Феллиниевская «Джульетта и духи» - это та же улыбка Кабирии (и не только потому, что оба фильма объединяет Джульетта Мазина) на руинах теперь уже не плебейского (не ругательство, а знак роевой пролетарской жизни толпы) неореалистического мира, а прошедшего сквозь фрейдолакановскую деконструкцию и восточный дзенбуддийский нигилизм глянцевого, внешне феерического карнавального, но внутренне пустого, разъятого дурно усвоенной, вне интеллектуальной традиции, александрийской гностики (присутствие в спальне Джульетты стены с египетским видом – пирамиды, пальмы, Нил – будто послание от Исиды и герменевтиков) мира высших слоёв итальянского общества грозовых пламенных революционных 1960-х.

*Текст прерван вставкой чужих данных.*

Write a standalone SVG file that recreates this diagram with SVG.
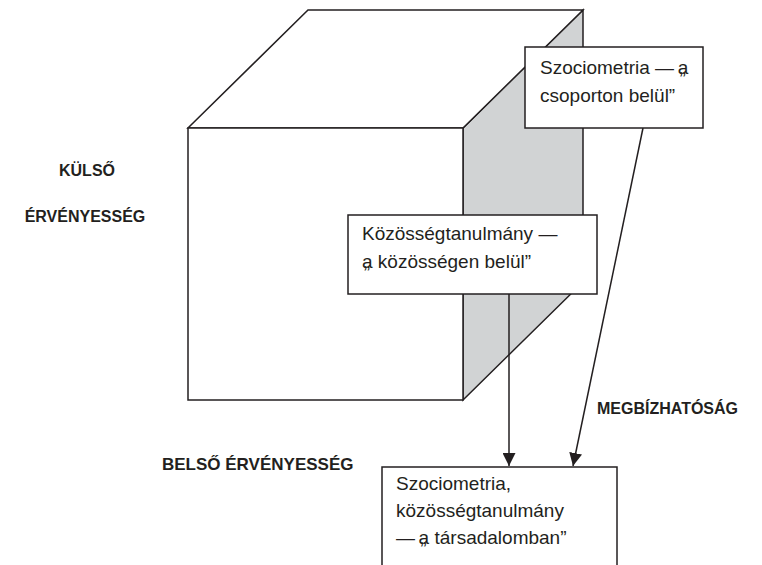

Расставание с детской кроваткой, где не духи из прошлого жгли малютку фальшивым тряпичным пламенем, алым, как кровавый напиток элегантного вампирического севильца из рода тореадоров, а фиксировали в утробной сонной кротости детские страхи и хтоническая лунная мать, околдовывающая пренатальным забвением и опустошающим зовом бездумного секса. Улыбка на руинах жизни роднит Джульетту и Кабирию, их судьбы и социальный статус полярны, но выход из катаклизма переоценки ценностей схож. В «Джульетте и духах» ощутим моцартианский жизненный тонус «Волшебной флейты», где солярный аполлоническо-зороастрийский отец освобождает дочь от тёмных чар лунной матери, королевы ночи. У Феллини ту же освобождающую роль играет бородатый небожитель-отец, помеченный весёлым лукавством трикстера-посланника Гермеса – буквой мудрой змеи «S» (она красуется на стене ангара, откуда этот весельчак в чёрных одеяниях выкатил на поле для полёта своего крылатого «коня»). Перефразируя Декарта, скрещенного с Маяковским, скажу: если видение включает в работу cogito, значит оно – существует. Посмотрев «Джульетту и духов» с не меньшим наслаждением, чем в первый раз, подумал угрюмо, что фильмы Тинто Брасса – это циничная популистская пародия на солнечного Феллини.